The teams traded punts, the tenth of the game for each team, and Nebraska ran out the clock on a 20–10 victory.

===Scoring summary===

| Qtr | Time | Team | Detail | OU | NU |
| 2 | 10:27 | OU | Trent Smith 4-yd pass from Nate Hybl (Tim Duncan kick) | 7 | 0 |
| 5:58 | NU | Dahrran Diedrick 2-yd run (Josh Brown kick) | 7 | 7 |
| 2:36 | NU | Brown 27-yd field goal | 7 | 10 |
| 0:15 | OU | Duncan 20-yd field goal | 10 | 10 |
| 3 | 11:31 | NU | Brown 26-yd field goal | 10 | 13 |
| 4 | 6:17 | NU | Eric Crouch 63-yd pass from Mike Stuntz (Brown kick) | 10 | 20 |

===Team statistics===

| Statistic | Oklahoma | Nebraska |
|---|---|---|
| First downs | 21 | 13 |
| Rushes–yards | 29–105 | 44–164 |
| Comp.–att.–yards | 22–50–234 | 11–19–165 |
| Total offense | 339 | 329 |
| Turnovers | 2 | 1 |
| Punts–average | 10–38.6 | 10–38.2 |
| Penalties–yards | 6–45 | 6–57 |
| Time of possession | 29:08 | 30:52 |

==Aftermath==
Nebraska vaulted to No. 1 in the BCS rankings, while Oklahoma remained ahead of undefeated Miami (FL) for another week.

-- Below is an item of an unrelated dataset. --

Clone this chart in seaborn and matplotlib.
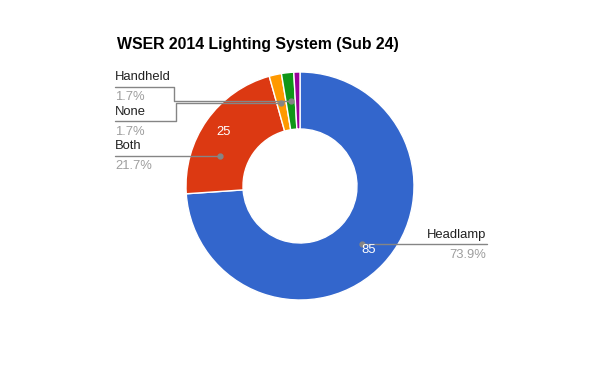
import numpy as np
import matplotlib.pyplot as plt
import seaborn as sns

# data
categories = ["Headlamp", "Both", "None", "Handheld", "Other"]
counts = [85, 25, 2, 2, 1]
colors = ["#3366cc", "#dc3912", "#ff9900", "#109618", "#990099"]
title = "WSER 2014 Lighting System (Sub 24)"

sns.set_theme(style="white")
plt.rcParams['font.family'] = ['Liberation Sans', 'DejaVu Sans']

# layout in pixels: figure size, donut centre and radius
W, H = 600, 371
CX, CY, R = 300, 186, 114


def P(x, y):
    # pixel (from top-left) -> data coordinates
    return (x - CX) / R, (CY - y) / R


fig = plt.figure(figsize=(6, 3.71), dpi=100)
ax = fig.add_axes([0, 0, 1, 1])
wedges, _ = ax.pie(counts, colors=colors, startangle=90, counterclock=False, radius=1,
                   wedgeprops=dict(width=0.5, edgecolor='white', linewidth=1))
ax.set_xlim(-CX / R, (W - CX) / R)
ax.set_ylim(-(H - CY) / R, CY / R)
ax.set_aspect('equal')
ax.axis('off')

total = sum(counts)
line_col = '#858585'
pct_col = '#9e9e9e'
fs = 9.4
ring = 0.75


def mid(w, r):
    a = np.deg2rad((w.theta1 + w.theta2) / 2)
    return r * np.cos(a), r * np.sin(a)


def pct(c):
    return f"{100 * c / total:.1f}%"


# values inside the big slices
for w, c in zip(wedges, counts):
    if c / total > 0.1:
        x, y = mid(w, 0.82)
        ax.text(x, y, str(c), color='white', fontsize=fs, ha='center', va='center')

# title
ax.text(*P(117, 49), title, fontsize=11.4, fontweight='bold', color='black',
        ha='left', va='baseline')

above, below = 6.8 / R, 13.3 / R

# Headlamp: right side, horizontal leader from mid of slice
ax_, ay = mid(wedges[0], ring)
xr = P(487, 0)[0]
ax.plot([ax_, xr], [ay, ay], color=line_col, lw=1)
ax.plot(ax_, ay, 'o', ms=3.5, color=line_col)
ax.text(P(486, 0)[0], ay + above, categories[0], fontsize=fs, color='#222222',
        ha='right', va='baseline')
ax.text(P(486, 0)[0], ay - below, pct(counts[0]), fontsize=fs, color=pct_col,
        ha='right', va='baseline')

# Both: left side, leader meets the ring at the label's height
xl = P(115, 0)[0]
ly = P(0, 155.7)[1]
bx = -np.sqrt(ring ** 2 - ly ** 2)
ax.plot([xl, bx], [ly, ly], color=line_col, lw=1)
ax.plot(bx, ly, 'o', ms=3.5, color=line_col)
ax.text(xl, ly + above, categories[1], fontsize=fs, color='#222222', ha='left', va='baseline')
ax.text(xl, ly - below, pct(counts[1]), fontsize=fs, color=pct_col, ha='left', va='baseline')

# small slices: bracketed leaders
for i, line_px, elbow_px in [(3, 86.7, 174.5), (2, 121.3, 176)]:
    sx, sy = mid(wedges[i], ring)
    ly = P(0, line_px)[1]
    ex = P(elbow_px, 0)[0]
    ax.plot([xl, ex, ex, sx], [ly, ly, sy, sy], color=line_col, lw=1)
    ax.plot(sx, sy, 'o', ms=3.5, color=line_col)
    ax.text(xl, ly + above, categories[i], fontsize=fs, color='#222222', ha='left', va='baseline')
    ax.text(xl, ly - below, pct(counts[i]), fontsize=fs, color=pct_col, ha='left', va='baseline')

fig.savefig("out.png", dpi=100, facecolor='white')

The Sooners remained in contention for a second consecutive national title until a home loss to 3–7 Oklahoma State in late November. NU lost its regular season finale 62–36 to Colorado, but was controversially selected to face Miami in the 2002 BCS National Championship Game despite not appearing in its own conference title game. The Hurricanes won convincingly, prompting sweeping changes to the BCS selection process, including the elimination of margin-of-victory criteria and an increase in emphasis on human polling.

Black 41 Flash Reverse is remembered as one of the most significant plays in Nebraska football history and, despite an otherwise underwhelming performance against a stout OU defense, pushed Crouch to the front of the Heisman Trophy race. A month later, he became the first true option quarterback to win the award, edging out Florida's Rex Grossman and Miami's Ken Dorsey. He was drafted by the St. Louis Rams as a wide receiver in the third round of the 2002 NFL draft, but never played an NFL game.